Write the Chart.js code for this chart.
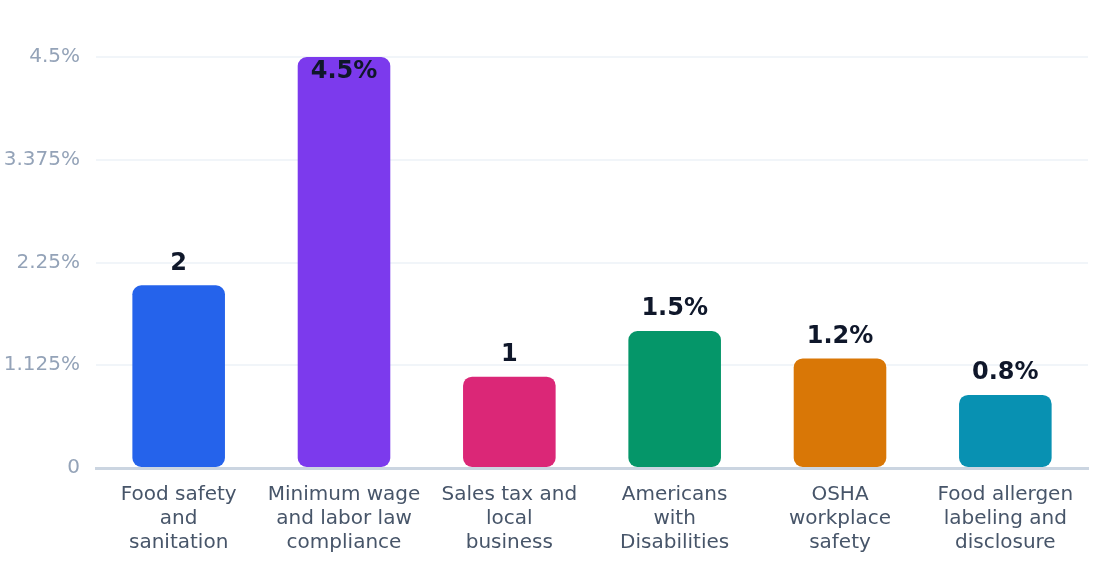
<!DOCTYPE html>
<html>
<head>
<meta charset="utf-8">
<script src="https://cdn.jsdelivr.net/npm/chart.js@4"></script>
<style>
  html, body { margin: 0; padding: 0; background: #ffffff; }
  #wrap { width: 1120px; height: 584px; }
</style>
</head>
<body>
<div id="wrap"><canvas id="chart"></canvas></div>
<script>
const categories = [
  ["Food safety", "and", "sanitation"],
  ["Minimum wage", "and labor law", "compliance"],
  ["Sales tax and", "local", "business"],
  ["Americans", "with", "Disabilities"],
  ["OSHA", "workplace", "safety"],
  ["Food allergen", "labeling and", "disclosure"],
];
const values = [2, 4.5, 1, 1.5, 1.2, 0.8];
const valueLabels = ["2", "4.5%", "1", "1.5%", "1.2%", "0.8%"];
const barColors = ["#2563eb", "#7c3aed", "#db2777", "#059669", "#d97706", "#0891b2"];
const yTicks = [0, 1.125, 2.25, 3.375, 4.5];

const FONT = "'DejaVu Sans', sans-serif";

// value labels above each bar (inside when there is no room on top)
const barLabels = {
  id: "barLabels",
  afterDatasetsDraw(chart) {
    const ctx = chart.ctx;
    const meta = chart.getDatasetMeta(0);
    const top = chart.chartArea.top;
    ctx.save();
    ctx.font = "bold 24px " + FONT;
    ctx.fillStyle = "#0f172a";
    ctx.textAlign = "center";
    ctx.textBaseline = "middle";
    meta.data.forEach((bar, i) => {
      let y = bar.y - 22;
      if (y - 12 < top) y = bar.y + 15;
      ctx.fillText(valueLabels[i], bar.x, y);
    });
    ctx.restore();
  },
};

new Chart(document.getElementById("chart"), {
  type: "bar",
  data: {
    labels: categories,
    datasets: [
      {
        data: values,
        backgroundColor: barColors,
        borderRadius: 9,
        borderSkipped: false,
        barPercentage: 0.56,
        categoryPercentage: 1,
      },
    ],
  },
  options: {
    responsive: true,
    maintainAspectRatio: false,
    animation: false,
    layout: { padding: { top: 57, right: 32, bottom: 22, left: 4 } },
    plugins: {
      legend: { display: false },
      tooltip: { enabled: false },
    },
    scales: {
      x: {
        grid: { display: false },
        border: { display: true, color: "#cbd5e1", width: 3 },
        ticks: {
          color: "#475569",
          font: { family: FONT, size: 20, lineHeight: 1.2 },
          padding: 7,
          maxRotation: 0,
          autoSkip: false,
        },
      },
      y: {
        min: 0,
        max: 4.5,
        afterBuildTicks: (axis) => {
          axis.ticks = yTicks.map((v) => ({ value: v }));
        },
        afterFit: (axis) => {
          axis.width = 92;
        },
        grid: { color: "#f1f5f9", lineWidth: 2, drawTicks: false },
        border: { display: false },
        ticks: {
          color: "#94a3b8",
          font: { family: FONT, size: 20 },
          padding: 16,
          callback: (v) => (v === 0 ? "0" : v + "%"),
        },
      },
    },
  },
  plugins: [barLabels],
});
</script>
</body>
</html>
════════════════
Do not include the images; transcribe the rest of the listing exactly.

Write the Chart.js code for this chart.
<!DOCTYPE html>
<html>
<head>
<meta charset="utf-8">
<script src="https://cdn.jsdelivr.net/npm/chart.js@4"></script>
<style>
  html, body { margin: 0; padding: 0; background: #ffffff; }
  #wrap { width: 1120px; height: 584px; }
</style>
</head>
<body>
<div id="wrap"><canvas id="chart"></canvas></div>
<script>
const categories = [
  ["Food safety", "and", "sanitation"],
  ["Minimum wage", "and labor law", "compliance"],
  ["Sales tax and", "local", "business"],
  ["Americans", "with", "Disabilities"],
  ["OSHA", "workplace", "safety"],
  ["Food allergen", "labeling and", "disclosure"],
];
const values = [2, 4.5, 1, 1.5, 1.2, 0.8];
const valueLabels = ["2", "4.5%", "1", "1.5%", "1.2%", "0.8%"];
const barColors = ["#2563eb", "#7c3aed", "#db2777", "#059669", "#d97706", "#0891b2"];
const yTicks = [0, 1.125, 2.25, 3.375, 4.5];

const FONT = "'DejaVu Sans', sans-serif";

// value labels above each bar (inside when there is no room on top)
const barLabels = {
  id: "barLabels",
  afterDatasetsDraw(chart) {
    const ctx = chart.ctx;
    const meta = chart.getDatasetMeta(0);
    const top = chart.chartArea.top;
    ctx.save();
    ctx.font = "bold 24px " + FONT;
    ctx.fillStyle = "#0f172a";
    ctx.textAlign = "center";
    ctx.textBaseline = "middle";
    meta.data.forEach((bar, i) => {
      let y = bar.y - 22;
      if (y - 12 < top) y = bar.y + 15;
      ctx.fillText(valueLabels[i], bar.x, y);
    });
    ctx.restore();
  },
};

new Chart(document.getElementById("chart"), {
  type: "bar",
  data: {
    labels: categories,
    datasets: [
      {
        data: values,
        backgroundColor: barColors,
        borderRadius: 9,
        borderSkipped: false,
        barPercentage: 0.56,
        categoryPercentage: 1,
      },
    ],
  },
  options: {
    responsive: true,
    maintainAspectRatio: false,
    animation: false,
    layout: { padding: { top: 57, right: 32, bottom: 22, left: 4 } },
    plugins: {
      legend: { display: false },
      tooltip: { enabled: false },
    },
    scales: {
      x: {
        grid: { display: false },
        border: { display: true, color: "#cbd5e1", width: 3 },
        ticks: {
          color: "#475569",
          font: { family: FONT, size: 20, lineHeight: 1.2 },
          padding: 7,
          maxRotation: 0,
          autoSkip: false,
        },
      },
      y: {
        min: 0,
        max: 4.5,
        afterBuildTicks: (axis) => {
          axis.ticks = yTicks.map((v) => ({ value: v }));
        },
        afterFit: (axis) => {
          axis.width = 92;
        },
        grid: { color: "#f1f5f9", lineWidth: 2, drawTicks: false },
        border: { display: false },
        ticks: {
          color: "#94a3b8",
          font: { family: FONT, size: 20 },
          padding: 16,
          callback: (v) => (v === 0 ? "0" : v + "%"),
        },
      },
    },
  },
  plugins: [barLabels],
});
</script>
</body>
</html>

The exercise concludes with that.